I grew up learning how to be silent. How to move without making a sound, how to read the air in a room before stepping into it. I learned to listen for the way tension settled into a space, how it could sit heavy on the walls like smoke before the fire broke loose. It wasn’t the kind of childhood where you felt safe taking up space. It was the kind where you learned to survive by shrinking.
I used to pray the way some people hold their breath desperately, silently, hoping for something to break before I did. But God was quiet in those years. Or maybe I was too afraid to listen.
In every great story of faith, there is a moment when the believer is sent into the wilderness. Jesus went into the desert for forty days. The Israelites wandered for forty years. The Buddha sat beneath the Bodhi tree, facing every demon his mind could summon. The desert isn’t just a place it’s the season of life where everything falls away, where you are left with nothing but yourself and the question of whether you are brave enough to keep going.
I didn’t know I had entered my own desert until it was too late to turn back.
I married young. He was strong, steady, sure of himself in a way I had never been. I thought maybe if I tied my life to his, I would be safe, that I would finally know what it felt like to belong somewhere. I had children fast, threw myself into mothering the way a drowning person throws themselves at a life raft. I cooked, cleaned, cared, built my whole world around making a home that was warm, safe, different. But even a house built with good intentions can crack at the foundation.
And mine did.
It didn’t happen all at once. First, there was the exhaustion, the quiet ache of knowing I wasn’t happy but convincing myself that happiness wasn’t the point. Then came the doubt. The slow realization that I had built a life that did not fit, that I had stayed because I was afraid of leaving. But faith, real faith, is not built on the absence of fear. It is built on walking forward despite it.
And so, one day, I did.

I packed my children into the car and drove toward a future I could not see. I had no degree, no career, no real way to support us other than the work I had always done with my hands, healing, tending, knowing in ways I could never explain. It wasn't enough, but it had to be. Because I was never going back.
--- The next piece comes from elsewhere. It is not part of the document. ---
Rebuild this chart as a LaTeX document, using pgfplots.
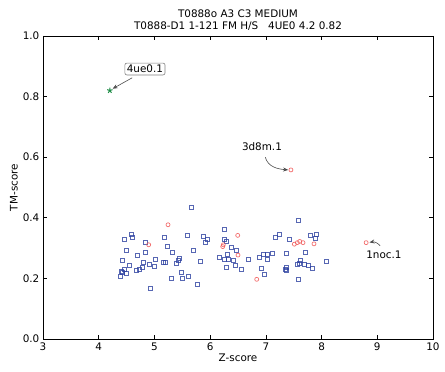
\documentclass[border=0pt]{standalone}
\usepackage{pgfplots}
\pgfplotsset{compat=1.18}
\usepackage{fontspec}
\setmainfont{DejaVu Sans}
\usetikzlibrary{arrows.meta}
\definecolor{sqblue}{RGB}{45,65,160}
\definecolor{cred}{RGB}{240,85,85}
\definecolor{sgreen}{RGB}{30,140,70}
\begin{document}
\fontsize{10.4}{12.5}\selectfont
\begin{tikzpicture}
\begin{axis}[
  scale only axis, width=390pt, height=303pt,
  xmin=3, xmax=10, ymin=0, ymax=1,
  xtick={3,4,5,6,7,8,9,10}, ytick={0,0.2,0.4,0.6,0.8,1.0},
  yticklabel style={/pgf/number format/.cd, fixed, fixed zerofill, precision=1},
  /pgf/number format/assume math mode=true,
  tick align=inside, major tick length=4pt,
  tick style={black, line width=0.6pt},
  axis line style={black, line width=0.8pt},
  xlabel={Z-score}, ylabel={TM-score},
  xlabel style={yshift=4pt}, ylabel style={yshift=-2pt},
  title={T0888o A3 C3 MEDIUM\\T0888-D1 1-121 FM H/S \ \ 4UE0 4.2 0.82},
  title style={align=center, yshift=-4pt, font=\fontsize{10.4}{11.5}\selectfont},
  clip=false,
]
\addplot[only marks, mark=square, mark size=2pt, draw=sqblue, line width=0.7pt, opacity=0.8] coordinates {
(4.580,0.346) (4.610,0.336) (4.459,0.330) (4.502,0.294) (4.693,0.277)
(4.418,0.258) (4.556,0.242) (4.467,0.230) (4.400,0.224) (4.669,0.225)
(4.729,0.231) (4.495,0.218) (4.395,0.206) (4.423,0.219) (5.669,0.436)
(5.177,0.334) (5.597,0.341) (5.872,0.339) (5.956,0.330) (5.908,0.318)
(4.843,0.319) (5.231,0.305) (5.698,0.294) (5.328,0.286) (4.843,0.285)
(5.447,0.267) (5.436,0.260) (5.016,0.263) (5.824,0.256) (5.190,0.254)
(5.154,0.253) (4.795,0.253) (4.908,0.248) (5.393,0.251) (5.005,0.240)
(4.782,0.237) (5.482,0.221) (5.608,0.208) (5.495,0.201) (5.298,0.199)
(5.770,0.182) (4.926,0.167) (6.254,0.361) (6.262,0.330) (6.290,0.322)
(6.387,0.303) (6.464,0.294) (6.315,0.280) (6.159,0.270) (6.254,0.263)
(6.333,0.263) (6.411,0.260) (6.685,0.262) (6.446,0.242) (6.290,0.235)
(6.560,0.230) (6.883,0.268) (6.962,0.281) (7.026,0.280) (7.021,0.264)
(7.116,0.282) (7.362,0.283) (7.164,0.334) (7.242,0.346) (7.421,0.329)
(6.913,0.233) (7.344,0.230) (7.374,0.235) (6.967,0.212) (7.583,0.390)
(7.798,0.342) (7.913,0.346) (7.888,0.332) (7.708,0.286) (8.085,0.255)
(7.613,0.258) (7.595,0.251) (7.565,0.247) (7.690,0.248) (7.762,0.242)
(7.841,0.233) (7.374,0.228) (7.577,0.197)
};
\addplot[only marks, mark=o, mark size=2pt, draw=cred, line width=0.7pt, opacity=0.85] coordinates {
(5.244,0.377) (4.897,0.311) (6.495,0.342) (6.236,0.311) (6.226,0.305)
(6.500,0.277) (6.836,0.197) (7.511,0.313) (7.565,0.318) (7.608,0.322)
(7.667,0.318) (7.864,0.314) (7.45,0.558) (8.80,0.318)
};
\addplot[only marks, mark=star, mark size=2.8pt, draw=sgreen, fill=sgreen, line width=1pt] coordinates {(4.2,0.82)};
\node[draw=gray, rounded corners=2pt, fill=white, inner sep=2pt, line width=0.6pt] at (axis cs:4.83,0.891) {4ue0.1};
\draw[-{Stealth[length=5pt,width=4pt]}, black!70, line width=0.6pt] (axis cs:4.60,0.862) -- (axis cs:4.25,0.826);
\node at (axis cs:6.93,0.634) {3d8m.1};
\draw[-{Stealth[length=5pt,width=4pt]}, black!70, line width=0.6pt] (axis cs:6.99,0.600) to[out=-75,in=175] (axis cs:7.40,0.558);
\node at (axis cs:9.12,0.277) {1noc.1};
\draw[-{Stealth[length=5pt,width=4pt]}, black!70, line width=0.6pt] (axis cs:9.05,0.308) to[out=130,in=10] (axis cs:8.86,0.319);
\end{axis}
\path (current axis.south west) ++(-43pt,-32pt) coordinate (bl);
\path (current axis.north east) ++(12pt,36pt) coordinate (tr);
\path (bl) rectangle (tr);
\end{tikzpicture}
\end{document}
The Israelites stood at the edge of the Red Sea with no way forward, Pharaoh’s army behind them. Fear clawed at their throats. But the sea split, and the path appeared. Not before they needed it. Not with any assurance that it would. But just in time.
I was waiting for my sea to part.
Temptation, Testing, and the Long Silence
The house was old. The floors creaked, the windows whistled in the wind. The kids and I huddled in one bedroom at first, using what little we had, making it work. Every night, when they were asleep, I lay awake, staring at the ceiling, heart racing with fear. What had I done? What if I couldn’t make this life work? What if I had led us into ruin instead of salvation?
Jesus faced three temptations in the desert. If you are the Son of God, the tempter said, turn these stones into bread. Throw yourself down from this temple. Worship me, and I will give you the world. The greatest test wasn’t hunger. It wasn’t even the lure of power. It was doubt.
I knew that voice well. You cannot do this. You are not enough. Turn back.
I heard it in the grocery store, counting every dollar in my head before getting to the register. I heard it when the pipes burst one winter and I had to figure out how to fix them myself. I heard it every time I put my hands on someone who needed healing and wondered if I should be doing something else, something more practical. But the work had always been real. My hands had always known things my mind didn’t. And when people left my table, their pain eased, their breathing steadier, I reminded myself that faith is believing in what you cannot see.

The Buddha sat beneath the Bodhi tree while Mara, the great deceiver, whispered in his ear. You are alone. You are powerless. You will fail.
But Mara is a liar.
And I was still standing.
On Our Knees, Afraid, but Moving Forward
People like to talk about faith as if it is something easy, something warm and sure. I have only ever known faith from my knees.
Jesus, the night before his death, sweat blood as he prayed, Let this cup pass from me. The Buddha, before enlightenment, faced every fear he had ever known. I stood in my broken-down kitchen, hands shaking as I tried to stretch one meal into two, whispering into the silence, "Tell me what to do".
Faith is not a certainty. Faith is walking forward even when you are sure you will fall.
And so, I walked. I learned how to fix things myself, how to make money with my hands, how to heal in more ways than one. I built a home from nothing. I worked. I prayed. I doubted. And then, one day, I woke up and realized that I was still moving forward.
The Israelites made it out of the wilderness. Jesus walked back from the desert and into his calling. The Buddha opened his eyes and saw the morning star.
And me? I stood at the kitchen sink, looking out at the yard, the wind shifting the trees just enough to make them sway, and I knew I was no longer lost.
Years later, when life had settled, I took the kids to the desert. We stood in the open land, nothing but sand and sky, the wind kicking dust into our shoes. The air was dry, the sun sharp. My youngest asked, What’s out here?
And I said, Everything.
Because the desert is where we are stripped of everything we thought we needed. It is where we are tested, where we doubt, where we kneel.
But it is also where we are made whole.